**Data lines:**
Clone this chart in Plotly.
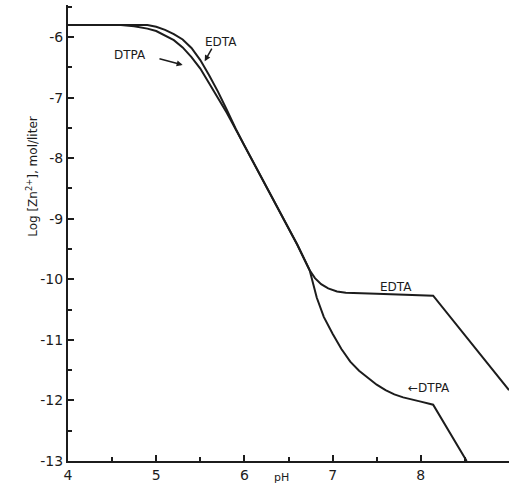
import plotly.graph_objects as go

# Data
ph_dtpa = [4.0, 4.6, 4.75, 4.9, 5.0, 5.1, 5.2, 5.3, 5.4, 5.5, 5.6, 5.72, 5.8, 5.9, 6.0,
           6.2, 6.4, 6.6, 6.74, 6.78, 6.82, 6.9, 7.0, 7.1, 7.2, 7.3, 7.4, 7.5, 7.6,
           7.7, 7.8, 7.9, 8.0, 8.14, 8.52]
log_dtpa = [-5.8, -5.8, -5.82, -5.86, -5.9, -5.97, -6.05, -6.17, -6.33, -6.52, -6.76, -7.07,
            -7.25, -7.52, -7.79, -8.34, -8.89, -9.43, -9.85, -10.08, -10.3, -10.62, -10.9,
            -11.15, -11.36, -11.51, -11.63, -11.74, -11.83, -11.9, -11.95, -11.99, -12.02,
            -12.07, -13.0]

ph_edta = [4.0, 4.9, 5.0, 5.1, 5.2, 5.3, 5.4, 5.5, 5.6, 5.7, 5.8, 5.9, 6.0,
           6.2, 6.4, 6.6, 6.74, 6.8, 6.87, 6.95, 7.05, 7.15, 7.5, 8.14, 9.0]
log_edta = [-5.8, -5.8, -5.83, -5.88, -5.95, -6.04, -6.18, -6.38, -6.63, -6.9, -7.2,
            -7.51, -7.79, -8.34, -8.89, -9.43, -9.85, -9.98, -10.08, -10.15,
            -10.2, -10.22, -10.24, -10.27, -11.83]

x_ticks = [4, 5, 6, 7, 8, 9]
y_ticks = [-6, -7, -8, -9, -10, -11, -12, -13]

FONT = "DejaVu Sans"
INK = "#1c1c1c"

fig = go.Figure()
fig.add_trace(go.Scatter(x=ph_dtpa, y=log_dtpa, mode="lines",
                         line=dict(color=INK, width=2), name="DTPA"))
fig.add_trace(go.Scatter(x=ph_edta, y=log_edta, mode="lines",
                         line=dict(color=INK, width=2), name="EDTA"))

annos = [
    dict(x=5.735, y=-6.08, text="EDTA", showarrow=False),
    dict(x=4.70, y=-6.30, text="DTPA", showarrow=False),
    dict(x=7.72, y=-10.13, text="EDTA", showarrow=False),
    dict(x=8.09, y=-11.79, text="←DTPA", showarrow=False),
    # arrows
    dict(x=5.30, y=-6.46, ax=5.02, ay=-6.35, axref="x", ayref="y", text="",
         showarrow=True, arrowhead=2, arrowsize=0.8, arrowwidth=1.5, arrowcolor=INK),
    dict(x=5.55, y=-6.40, ax=5.64, ay=-6.165, axref="x", ayref="y", text="",
         showarrow=True, arrowhead=2, arrowsize=0.8, arrowwidth=1.5, arrowcolor=INK),
]
for a in annos:
    a.setdefault("font", dict(family=FONT, size=12, color=INK))
    a["xref"] = "x"
    a["yref"] = "y"
    fig.add_annotation(**a)

fig.add_annotation(xref="paper", yref="paper", x=-0.082, y=0.625, xanchor="center",
                   yanchor="middle", text="Log [Zn<sup>2+</sup>], mol/liter", textangle=-90,
                   showarrow=False, font=dict(family=FONT, size=12, color=INK))
fig.add_annotation(xref="paper", yref="paper", x=0.485, y=-0.037, xanchor="center",
                   yanchor="middle", text="pH", showarrow=False,
                   font=dict(family=FONT, size=11, color=INK))

fig.update_layout(
    width=510, height=496,
    margin=dict(l=68, r=1, t=5, b=35),
    paper_bgcolor="white", plot_bgcolor="white",
    showlegend=False,
    xaxis=dict(range=[4, 9], tickvals=x_ticks, ticktext=[str(v) for v in x_ticks],
               ticks="inside", ticklen=6, tickwidth=1.5, tickcolor=INK, automargin=False,
               minor=dict(dtick=0.5, ticks="inside", ticklen=4, tickcolor=INK, tickwidth=1.5),
               showline=True, linecolor=INK, linewidth=2, showgrid=False, zeroline=False,
               tickfont=dict(family=FONT, size=14, color=INK)),
    yaxis=dict(range=[-13, -5.47], tickvals=y_ticks, ticktext=[str(v) for v in y_ticks],
               ticks="inside", ticklen=6, tickwidth=1.5, tickcolor=INK, automargin=False,
               minor=dict(dtick=0.5, ticks="inside", ticklen=4, tickcolor=INK, tickwidth=1.5),
               showline=True, linecolor=INK, linewidth=2, showgrid=False, zeroline=False,
               tickfont=dict(family=FONT, size=14, color=INK)),
)

fig.write_html("out.html", config={"displayModeBar": False},
               post_script="document.body.style.margin='0';document.body.style.padding='0';")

**Work to complete:** Leave out the pictures and restate, word for word, the lines from the top of the data through the line containing "import plotly.graph_objects as go", both included.

**Reply:**
Clone this chart in Plotly.
import plotly.graph_objects as go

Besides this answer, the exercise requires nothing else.